What’s considered acceptable and appropriate is very different for everybody, therefore this question does not have a simple answer. However, there are some important aspects of this scenario that should be considered by all potential borrowers before they sign on the dotted line.

Very simply, a no-closing-cost-mortgage is one into which the lender allows the borrower to roll into the borrowed principle all of the ordinarily out-of-pocket costs associated with settlement. This concept is most attractive to first time home buyers, or buyers who have failed to set aside enough money for settlement.

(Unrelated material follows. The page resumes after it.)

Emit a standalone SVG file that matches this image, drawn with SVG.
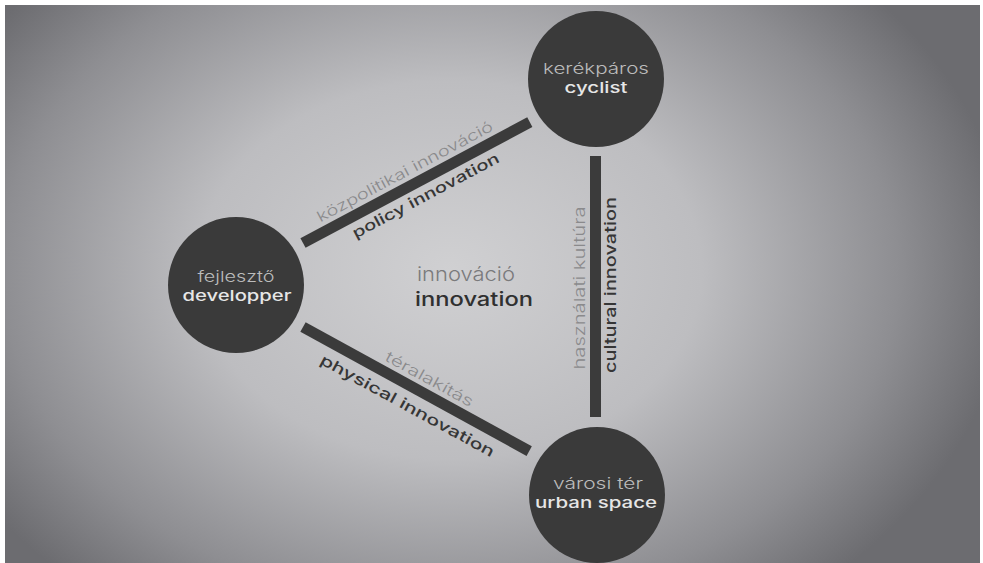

When it comes time for settlement, the lender will simply increase the total amount borrowed by the total of the buyer’s closing costs. Instead of the buyer directly paying all required fees, the mortgage company will pay those on his behalf.

Is this a good idea?

Most borrowers are attracted to this concept because it allows them to retain all of the money they’d saved, which would likely be better spent in another manner. It’s important for the borrower to acknowledge that these additional monies added to the loan will actually cost significantly more over the course of the mortgage than if they had simply been paid with cash at closing. The mortgage interest rate will be applied to the entire balance of the loan, which will then include the closing costs.

However, despite the fact that borrowers understand this concept, the majority of them still choose to roll settlement costs into the loan because their main focus is the monthly payment; when borrowing hundreds of thousands of dollars, adding a few more over the course of 30 years results in a barely noticeable payment increase.